Entrepreneur or Manager: Which One Are You?



Lunch



Entrepreneur: No more than 30 minutes; often in the office.

Manager: Precisely one hour; always at a restaurant.



Office



Entrepreneur: Generally a space without partitions or doors; you’ll most likely find the entrepreneur right in the middle of it – within shouting distance of everyone.

Manager: Usually in a corner, to connote power. Always has a door, which he closes often.



Meetings



Entrepreneur: Always called on the spur of the moment; seldom an agenda. Average length: one hour.

Manager: Announced by memo at least 48 hours in advance. Heavily structured. Average length: 15 minutes.

Memoes



Entrepreneur: Mainly instruments of self-expression. Always long, disorganized, like a letter home. Often typed on his own typewriter.

Manager: Always IBM-tight, both in prose and presentation. Tendency to short sentences and a lot of jargon. Example: “interface.”



Firing an employee



Entrepreneur: Generally long-winded and apologetic. Rarely uses the word “termination.”

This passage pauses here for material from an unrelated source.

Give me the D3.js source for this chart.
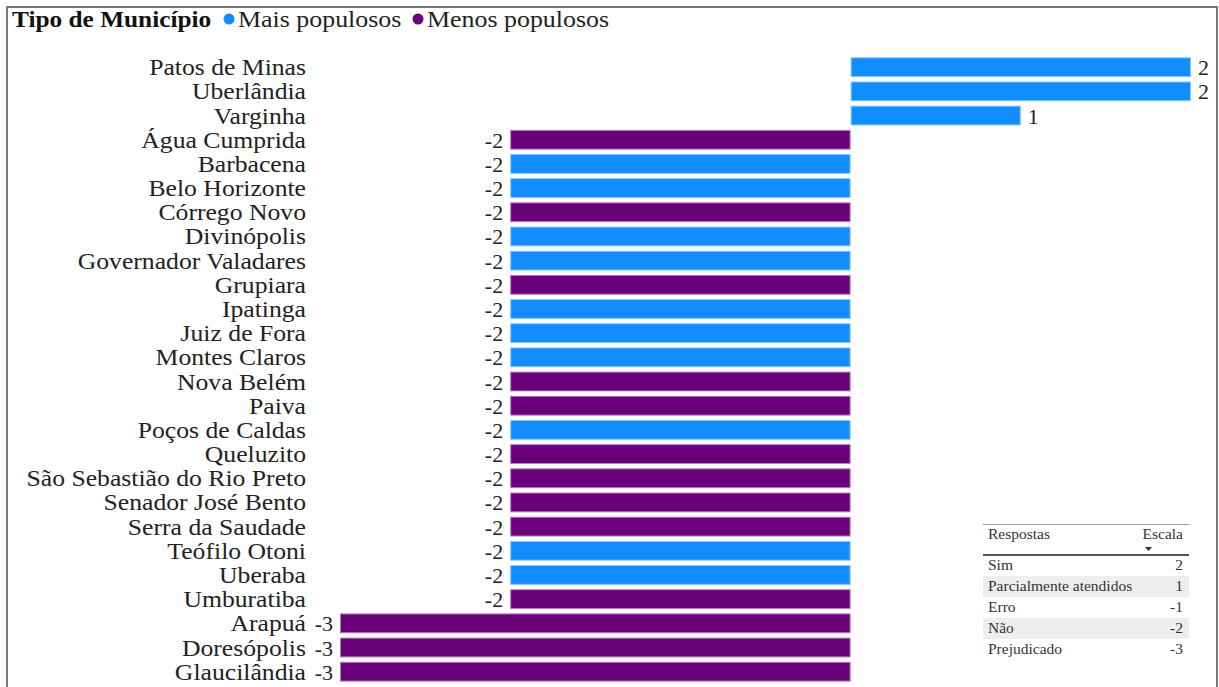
<!DOCTYPE html>
<html>
<head>
<meta charset="utf-8">
<script src="https://cdn.jsdelivr.net/npm/d3@7/dist/d3.min.js"></script>
<style>
  html, body { margin: 0; padding: 0; background: #fff; }
  svg { display: block; }
  text { font-family: "Liberation Serif", "Times New Roman", serif; }
</style>
</head>
<body>
<svg id="chart" width="1219" height="687"></svg>
<script>
// Municipalities, their score and their population group
const municipios = [
  "Patos de Minas", "Uberlândia", "Varginha", "Água Cumprida", "Barbacena",
  "Belo Horizonte", "Córrego Novo", "Divinópolis", "Governador Valadares",
  "Grupiara", "Ipatinga", "Juiz de Fora", "Montes Claros", "Nova Belém",
  "Paiva", "Poços de Caldas", "Queluzito", "São Sebastião do Rio Preto",
  "Senador José Bento", "Serra da Saudade", "Teófilo Otoni", "Uberaba",
  "Umburatiba", "Arapuá", "Doresópolis", "Glaucilândia"
];
const escala = [
  2, 2, 1, -2, -2,
  -2, -2, -2, -2,
  -2, -2, -2, -2, -2,
  -2, -2, -2, -2,
  -2, -2, -2, -2,
  -2, -3, -3, -3
];
const tipo = [
  "Mais", "Mais", "Mais", "Menos", "Mais",
  "Mais", "Menos", "Mais", "Mais",
  "Menos", "Mais", "Mais", "Mais", "Menos",
  "Menos", "Mais", "Menos", "Menos",
  "Menos", "Menos", "Mais", "Mais",
  "Menos", "Menos", "Menos", "Menos"
];

// Legend groups
const grupos = ["Mais", "Menos"];
const gruposRotulo = ["Mais populosos", "Menos populosos"];

// Answer scale reference table
const respostas = ["Sim", "Parcialmente atendidos", "Erro", "Não", "Prejudicado"];
const respostasValor = [2, 1, -1, -2, -3];

const data = municipios.map((m, i) => ({ nome: m, valor: escala[i], tipo: tipo[i] }));

const svg = d3.select("#chart");
const STRETCH = 1.07; // slightly wide serif lettering

const color = d3.scaleOrdinal().domain(grupos).range(["#118DFF", "#6B007B"]);
const stroke = d3.scaleOrdinal().domain(grupos).range(["#8cc6ff", "#b27fbb"]);

const x = d3.scaleLinear()
  .domain([d3.min(escala), d3.max(escala)])
  .range([340, 1191]);

const y = d3.scaleBand()
  .domain(municipios)
  .range([55.1, 55.1 + 24.18 * municipios.length])
  .paddingInner(0.18)
  .paddingOuter(0.09);

// Places a wide text at (px, py)
function wideText(sel, px, py, sx) {
  return sel.append("text")
    .attr("transform", `translate(${px},${py}) scale(${sx},1)`);
}

// Visual frame
svg.append("path")
  .attr("d", "M7,687 V7 H1217 V687")
  .attr("fill", "none")
  .attr("stroke", "#7a7a7a")
  .attr("stroke-width", 2);

// Legend
const legend = svg.append("g");
wideText(legend, 12, 27, 1.055)
  .attr("font-size", 24).attr("font-weight", "bold")
  .attr("fill", "#111")
  .text("Tipo de Município");
const legendX = [229, 418];
grupos.forEach((g, i) => {
  legend.append("circle")
    .attr("cx", legendX[i]).attr("cy", 19).attr("r", 5.5)
    .attr("fill", color(g));
  wideText(legend, legendX[i] + 9, 27, 1.08)
    .attr("font-size", 24).attr("fill", "#222")
    .text(gruposRotulo[i]);
});

// Bars
const bars = svg.append("g");
bars.selectAll("rect")
  .data(data)
  .join("rect")
  .attr("x", d => Math.min(x(0), x(d.valor)) + 0.5)
  .attr("y", d => y(d.nome) + 0.5)
  .attr("width", d => Math.abs(x(d.valor) - x(0)) - 1)
  .attr("height", y.bandwidth() - 1)
  .attr("fill", d => color(d.tipo))
  .attr("stroke", d => stroke(d.tipo))
  .attr("stroke-width", 1);

// Category labels
svg.append("g").selectAll("text")
  .data(data)
  .join("text")
  .attr("transform", d => `translate(306,${y(d.nome) + y.bandwidth() / 2 + 8}) scale(${STRETCH},1)`)
  .attr("text-anchor", "end")
  .attr("font-size", 24)
  .attr("fill", "#222")
  .text(d => d.nome);

// Value labels
svg.append("g").selectAll("text")
  .data(data)
  .join("text")
  .attr("x", d => d.valor >= 0 ? x(d.valor) + 7 : x(d.valor) - 7)
  .attr("y", d => y(d.nome) + y.bandwidth() / 2 + 8)
  .attr("text-anchor", d => d.valor >= 0 ? "start" : "end")
  .attr("font-size", 22)
  .attr("fill", "#222")
  .text(d => d.valor);

// Reference table
const tbl = svg.append("g");
const tLeft = 983, tRight = 1189, rowH = 21, rowTop = 555;
tbl.append("line")
  .attr("x1", tLeft).attr("x2", tRight).attr("y1", 524.5).attr("y2", 524.5)
  .attr("stroke", "#999").attr("stroke-width", 1);
tbl.append("text")
  .attr("x", tLeft + 5).attr("y", 539)
  .attr("font-size", 15.5).attr("fill", "#333")
  .text("Respostas");
tbl.append("text")
  .attr("x", tRight - 6).attr("y", 539)
  .attr("text-anchor", "end")
  .attr("font-size", 15.5).attr("fill", "#333")
  .text("Escala");
tbl.append("path")
  .attr("d", "M1145,547 L1152,547 L1148.5,551 Z")
  .attr("fill", "#333");
tbl.selectAll("rect.band")
  .data(respostas)
  .join("rect")
  .attr("class", "band")
  .attr("x", tLeft).attr("width", tRight - tLeft)
  .attr("y", (d, i) => rowTop + i * rowH)
  .attr("height", rowH)
  .attr("fill", (d, i) => i % 2 === 1 ? "#eeeeee" : "#ffffff");
tbl.append("line")
  .attr("x1", tLeft).attr("x2", tRight).attr("y1", 555).attr("y2", 555)
  .attr("stroke", "#555").attr("stroke-width", 2);
tbl.selectAll("text.rl")
  .data(respostas)
  .join("text")
  .attr("class", "rl")
  .attr("x", tLeft + 5)
  .attr("y", (d, i) => rowTop + i * rowH + 15)
  .attr("font-size", 15.5).attr("fill", "#333")
  .text(d => d);
tbl.selectAll("text.rv")
  .data(respostasValor)
  .join("text")
  .attr("class", "rv")
  .attr("x", tRight - 6)
  .attr("y", (d, i) => rowTop + i * rowH + 15)
  .attr("text-anchor", "end")
  .attr("font-size", 15.5).attr("fill", "#333")
  .text(d => d);
</script>
</body>
</html>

Manager: Firm and direct, without being cruel. “Termination” – or at least “We’re going to have to let you go” – will generally be in the first sentence.



Conferences



Entrepreneur: Always in his office.

Manager: Always in the conference room.

Interpersonal ability



Entrepreneur: Minimal. Always on Cloud Nine, so he has trouble understanding employees. Generally needs to be reminded of raises. Doesn’t give many holidays. Doesn’t delegate authority.

Manager: A deliberate del-egator who considers a day successful when he’s completely cleared his desk.



Doodling



Entrepreneur: Single strokes connected into a free-form design.

Manager: Repeating geometric structures.



Office decor



Entrepreneur: Full of elements of self-expression: Paintings, mementoes, etc. Homey feeling.

Manager: Spartan and drab. Could be any other manager’s office.

Problem solving



Entrepreneur: Great at theory; poor in execution. Can generate dozens of possible solutions. Can rarely decide on one.

Manager: Efficiency-oriented. Applies small range of solutions to recurring problems. Very decisive.



Desk



Entrepreneur: Chronically cluttered. Twice as many things in the “in” box as in the “out.”

Manager: If he’s had a good day, his desk top will be completely clear, except fora neat stack of matters to handle the next day.



Idea of social status



Entrepreneur: Buying an entire table at the Beaux Arts Ball and not showing up.

Manager: Inviting favored employees to join him at the Beaux Arts Ball.